U.S. Pat. No. 3,442,138 to W. C. Hensel discloses a device which utilizes a catalyst sample capsule to limit the amount of sample to be taken. It operates by axial displacement and two versions of internal sample capsule are shown. The device terminates in the bed which makes it susceptible to deformation and malfunction similar to the devices by G. E. Addison and J. R. B. Ellis.
U.S. Pat. No. 3,319,469 to R. L. Hartung discloses a device which samples catalyst from a number of catalyst beds in one vessel. This is achieved by axial movement of an inner tube within an outer tube, each provided with coinciding port openings. Because of the extension traverse that the device must handle, it is possible that the vessel would have to be elevated above that normally used to make room for the sampling device retrieving section. The positioning of the inner probe also requires that the inlet port for sample taking and outlet port for retrieving the sample at each bed level must be accurately aligned since nonalignment of the ports, e.g. 3/8" diameter holes will cause malfunction of the probe. All of this must be done from an external position below the vessel. When taking into consideration thermal expansion, i.e. the upward movement of the probe assembly the uppermost point would expand approximately 4 inches upward. If the inner tube did not move this amount, it would be impossible to insure from an external position that the port in the inner tube was in alignment with the port in the external tube of the probe. The device, therefore, would be extremely complex and impractical or difficult to use with assurance of satisfactory function. The device extends past the upper level of the bed and this will reduce the tendency for buckling since the catalyst bed only restrains thermal movement of the probe by axial friction of catalyst against the outer surface of the probe.

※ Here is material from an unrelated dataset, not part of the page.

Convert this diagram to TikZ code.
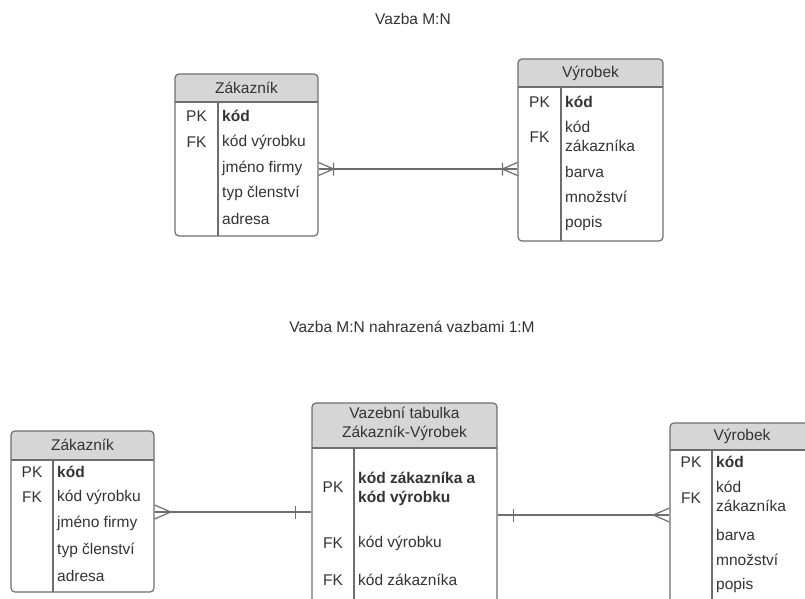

All of the devices described in prior art patents exhibit undesirable characteristics which limit their effective utilization for the retrieval of particulate samples from fixed bed reactors without interrupting the reaction process. Now, in accordance with the present invention, an apparatus has been devised where consideration has been given to avoiding thermal and bed weight distortion by limiting sampling to one bed level, thereby limiting overall length, and by letting the probe extend vertically through the bed, terminating in an empty space above the bed, even though the inlet port, i.e. sampling location may be located at any point in the bed. The device functions by axial displacement of an inner tube with respect to an outer tube. Since only one sample location is considered, the device is less likely to malfunction. The extension above the bed level permits venting of the probe and avoids the deformation associated with the restraint of the bed weight of prior art devices. The device is adaptable for installation in existing units without requiring special vessel shell nozzles and can be assembled in prefabricated sections. Thus, the device exhibits the beneficial characteristics of avoiding thermal distortion, bed weight distortion, simplicity, and ease of installation in existing units.